To combat the widespread use of wall-wart chargers in my house, I’ve systematically replaced the outlets that get used for device charging with outlets that include built-in USB ports. It’s a step in the right direction, but it’s still nowhere near as convenient as simply setting your smartphone or tablet on a charger. Once that charger is plugged in you never have to fiddle with cords again — just place your device on the pad and you’re done. When you’re ready to go, just pick your phone or tablet up and you’re on your way — no unplugging or coiling of a cord, or leaving dangling unsightly from your wall.

wireless charging coil

The convenience of wireless charging is simply something you have to experience to “get” — but once you do, you’ll never want to go back! Why then, are OEMs so hesitant to put wireless charging into our devices?

More Expensive

To include the ability to charge wirelessly, OEMs would have to include a coil of copper wire and a little bit of controller circuitry. This adds cost, bulk, and weight to a device that the marketing department is already trying to slim down, lighten up, and maximize the profit margin. That one extra line on the spec sheet touting wireless charging just doesn’t justify all the perceived disadvantages.

If you ask anyone who is a fan of wireless charging, those marketing folks are wrong. What we really need to do is get them to charge their smartphones and tablets wirelessly. If we could somehow accomplish that, I think wireless charging would become a standard line-item virtually overnight!

Standards Battle

Qi wireless charging logo

There’s currently a battle brewing when it comes to wireless charging standards. If I were to put money on the table it would be for the Qi standard. That may be because I’ve got quite a few devices that support Qi chargers, plus four Qi-compatible chargers. Nonetheless, customers are hesitant to adopt a new technology when a defacto standard hasn’t been accepted by the masses.

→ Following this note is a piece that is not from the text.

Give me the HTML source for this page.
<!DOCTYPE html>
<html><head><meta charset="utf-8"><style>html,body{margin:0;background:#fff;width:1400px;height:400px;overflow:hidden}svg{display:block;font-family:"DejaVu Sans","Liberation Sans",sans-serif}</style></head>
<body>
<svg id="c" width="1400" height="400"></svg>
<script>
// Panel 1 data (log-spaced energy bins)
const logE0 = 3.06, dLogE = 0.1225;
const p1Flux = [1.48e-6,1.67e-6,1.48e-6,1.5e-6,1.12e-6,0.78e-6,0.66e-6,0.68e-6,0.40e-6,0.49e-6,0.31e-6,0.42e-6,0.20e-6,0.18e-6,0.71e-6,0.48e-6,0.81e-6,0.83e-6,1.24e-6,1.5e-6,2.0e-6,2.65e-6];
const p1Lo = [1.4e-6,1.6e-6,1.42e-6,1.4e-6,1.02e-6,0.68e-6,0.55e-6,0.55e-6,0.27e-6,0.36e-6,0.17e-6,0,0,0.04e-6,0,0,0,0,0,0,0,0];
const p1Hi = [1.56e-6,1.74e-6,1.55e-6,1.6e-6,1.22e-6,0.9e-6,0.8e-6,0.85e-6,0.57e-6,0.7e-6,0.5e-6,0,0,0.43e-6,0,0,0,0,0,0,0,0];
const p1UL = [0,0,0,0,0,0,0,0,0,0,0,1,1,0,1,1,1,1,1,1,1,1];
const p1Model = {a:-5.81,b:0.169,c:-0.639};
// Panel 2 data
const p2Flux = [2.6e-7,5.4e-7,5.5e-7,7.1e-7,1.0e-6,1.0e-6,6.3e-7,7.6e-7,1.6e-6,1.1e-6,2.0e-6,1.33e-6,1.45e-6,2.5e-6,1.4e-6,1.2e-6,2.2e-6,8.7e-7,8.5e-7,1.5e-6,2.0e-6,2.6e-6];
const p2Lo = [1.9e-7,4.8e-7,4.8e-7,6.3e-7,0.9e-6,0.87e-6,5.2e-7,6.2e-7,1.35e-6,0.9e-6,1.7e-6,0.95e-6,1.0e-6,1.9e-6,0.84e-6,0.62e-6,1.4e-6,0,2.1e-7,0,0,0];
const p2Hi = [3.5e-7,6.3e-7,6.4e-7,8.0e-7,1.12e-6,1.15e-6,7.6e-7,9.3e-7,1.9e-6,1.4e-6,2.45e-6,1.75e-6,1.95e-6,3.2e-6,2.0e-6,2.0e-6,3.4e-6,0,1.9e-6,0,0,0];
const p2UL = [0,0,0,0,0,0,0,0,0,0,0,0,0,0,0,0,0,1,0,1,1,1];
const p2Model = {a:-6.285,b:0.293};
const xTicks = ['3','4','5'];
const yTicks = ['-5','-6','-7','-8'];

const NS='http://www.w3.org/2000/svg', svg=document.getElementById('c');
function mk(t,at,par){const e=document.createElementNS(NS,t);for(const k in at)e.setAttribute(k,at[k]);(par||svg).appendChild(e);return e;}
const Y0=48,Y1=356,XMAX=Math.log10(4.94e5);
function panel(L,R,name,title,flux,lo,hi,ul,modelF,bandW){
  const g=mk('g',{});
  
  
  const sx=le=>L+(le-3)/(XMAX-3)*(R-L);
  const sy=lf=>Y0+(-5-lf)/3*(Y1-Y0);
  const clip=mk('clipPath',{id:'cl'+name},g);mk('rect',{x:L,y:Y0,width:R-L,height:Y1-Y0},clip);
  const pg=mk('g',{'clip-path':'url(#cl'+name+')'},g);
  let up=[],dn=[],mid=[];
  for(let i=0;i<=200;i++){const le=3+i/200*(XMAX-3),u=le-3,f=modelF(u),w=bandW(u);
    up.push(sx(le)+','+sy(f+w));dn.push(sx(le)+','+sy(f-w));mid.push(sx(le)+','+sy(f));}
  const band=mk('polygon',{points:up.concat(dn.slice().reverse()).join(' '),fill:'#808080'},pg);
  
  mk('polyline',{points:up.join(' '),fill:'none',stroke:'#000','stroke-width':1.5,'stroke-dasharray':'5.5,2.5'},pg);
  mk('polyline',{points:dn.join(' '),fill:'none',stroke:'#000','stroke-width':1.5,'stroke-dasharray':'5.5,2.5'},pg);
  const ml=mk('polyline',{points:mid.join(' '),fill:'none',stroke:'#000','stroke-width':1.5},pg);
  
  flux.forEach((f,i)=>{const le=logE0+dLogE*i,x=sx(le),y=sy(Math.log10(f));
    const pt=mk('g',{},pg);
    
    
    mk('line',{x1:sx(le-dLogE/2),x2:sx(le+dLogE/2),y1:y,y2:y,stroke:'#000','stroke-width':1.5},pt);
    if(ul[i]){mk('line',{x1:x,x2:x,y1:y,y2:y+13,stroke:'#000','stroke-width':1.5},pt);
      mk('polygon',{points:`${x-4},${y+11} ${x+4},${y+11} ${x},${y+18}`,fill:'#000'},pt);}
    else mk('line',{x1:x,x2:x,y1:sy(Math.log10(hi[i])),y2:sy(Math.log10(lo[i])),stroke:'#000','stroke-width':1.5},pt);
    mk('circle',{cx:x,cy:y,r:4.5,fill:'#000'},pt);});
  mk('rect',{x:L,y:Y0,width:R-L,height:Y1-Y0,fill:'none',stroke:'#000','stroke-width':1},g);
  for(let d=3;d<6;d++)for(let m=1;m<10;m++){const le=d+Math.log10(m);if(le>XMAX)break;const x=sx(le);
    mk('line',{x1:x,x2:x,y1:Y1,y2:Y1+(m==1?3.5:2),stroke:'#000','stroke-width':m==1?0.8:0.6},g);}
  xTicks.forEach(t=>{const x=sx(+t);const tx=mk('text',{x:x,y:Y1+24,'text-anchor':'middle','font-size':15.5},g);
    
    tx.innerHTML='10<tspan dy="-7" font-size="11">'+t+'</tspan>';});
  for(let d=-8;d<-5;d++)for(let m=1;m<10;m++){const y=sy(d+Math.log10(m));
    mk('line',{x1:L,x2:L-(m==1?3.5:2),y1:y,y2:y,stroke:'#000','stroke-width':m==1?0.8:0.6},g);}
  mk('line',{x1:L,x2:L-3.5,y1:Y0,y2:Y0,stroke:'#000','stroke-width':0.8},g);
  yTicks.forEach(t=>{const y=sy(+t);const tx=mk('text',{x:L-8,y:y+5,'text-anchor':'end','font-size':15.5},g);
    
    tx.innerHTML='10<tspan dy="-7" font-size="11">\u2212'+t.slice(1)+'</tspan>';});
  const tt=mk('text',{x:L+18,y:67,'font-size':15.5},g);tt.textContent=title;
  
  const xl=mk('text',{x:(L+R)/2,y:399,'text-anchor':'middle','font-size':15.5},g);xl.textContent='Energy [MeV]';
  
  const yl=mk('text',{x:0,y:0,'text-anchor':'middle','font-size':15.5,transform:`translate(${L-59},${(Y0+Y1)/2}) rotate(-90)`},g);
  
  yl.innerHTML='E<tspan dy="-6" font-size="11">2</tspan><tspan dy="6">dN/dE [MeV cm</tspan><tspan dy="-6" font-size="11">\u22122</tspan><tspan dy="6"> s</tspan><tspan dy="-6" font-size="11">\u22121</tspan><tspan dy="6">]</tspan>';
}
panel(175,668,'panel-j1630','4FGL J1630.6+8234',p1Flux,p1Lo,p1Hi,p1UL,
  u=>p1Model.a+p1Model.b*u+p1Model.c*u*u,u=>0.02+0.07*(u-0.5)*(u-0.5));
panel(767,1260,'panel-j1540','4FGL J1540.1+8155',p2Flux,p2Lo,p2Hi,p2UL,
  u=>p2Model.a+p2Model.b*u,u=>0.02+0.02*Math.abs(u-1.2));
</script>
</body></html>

BetaMax was better than VHS cassettes, but the standard went to VHS. 8-track was arguably superior to cassettes, but we know who won out there. Even HD-DVD was a better all-purpose standard than Blu-ray, but we all know who won out there.

Selling More Accessories


Some OEMs actually sell Qi-compatible accessories for their devices today. These are usually in the form of a case or cover that brings wireless charging to a device that wouldn’t have it otherwise. Some might see this as a great compromise, allowing people who want wireless charging to buy it after-the-fact, without incurring the expense of the additional hardware for those who don’t.

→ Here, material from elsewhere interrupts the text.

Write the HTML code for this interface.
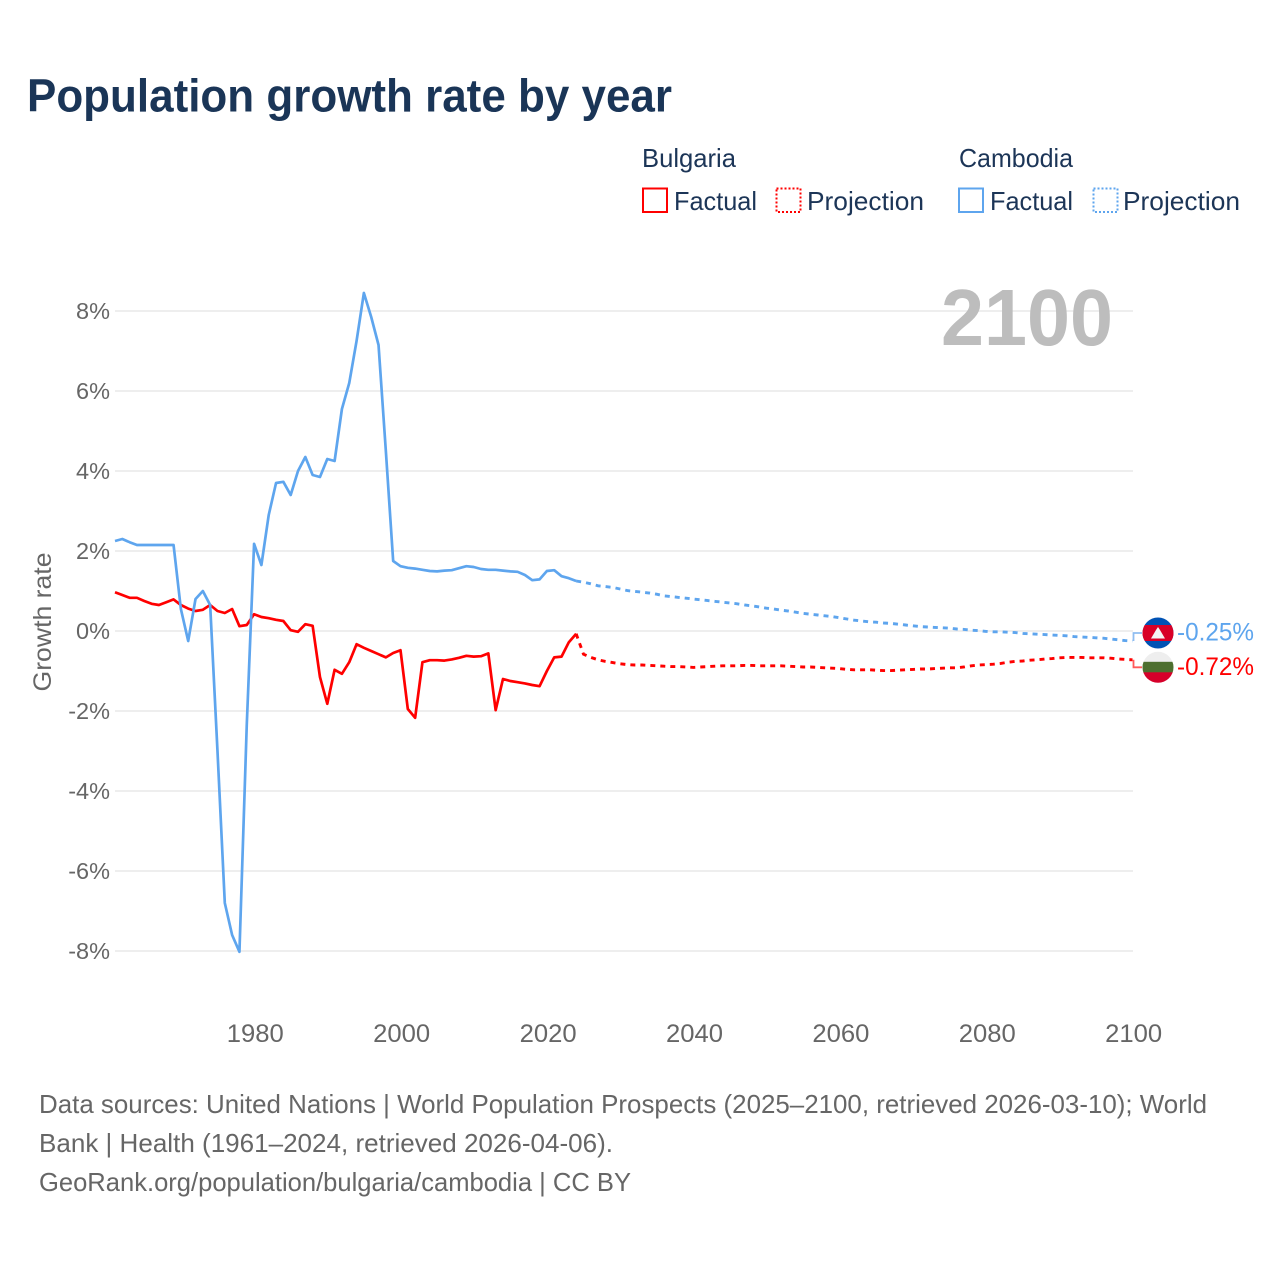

Perhaps I’m a bit more sceptical and simply see OEMs trying to sell overpriced accessories to enable something that the device should have come prepackaged with. Regardless of which side you’re on, not every device has an OEM accessory, nor even a third-party accessory to enable wireless charging, which is just disappointing.

Killer App: Wearables

Moto 360

What every new technology needs to kickstart it into public acceptance is a “killer app”. In this case, “app” doesn’t refer to a software package, but to a physical application. That application is “wearables”.

Wearables are gaining popularity, and we’re about to seem them take off in popularity. We’ve already got smartwatches of all shapes and sizes starting to come out of the woodwork, Bluetooth headsets let us listen to our music and make phone calls more convenient, and health monitors help us keep in shape. All of these devices are relatively small and benefit from being sealed up so sweat, moisture, and grit can’t get into them and reduce their lifespan. As soon as an OEM puts a USB port (or even POGO pins) into a device, it’s made a penetration through which the elements can enter and wreak havoc.

Wireless charging solves those problems and could make keeping these devices charged up infinitely more convenient than trying to hook up a little cord — let alone a proprietary one.

OEMs, the direction is clear: wireless charging is the future. You can either start putting this tech into your devices today and be ahead of the curve, or you can wait, and play catch-up later on. What’s it going to be?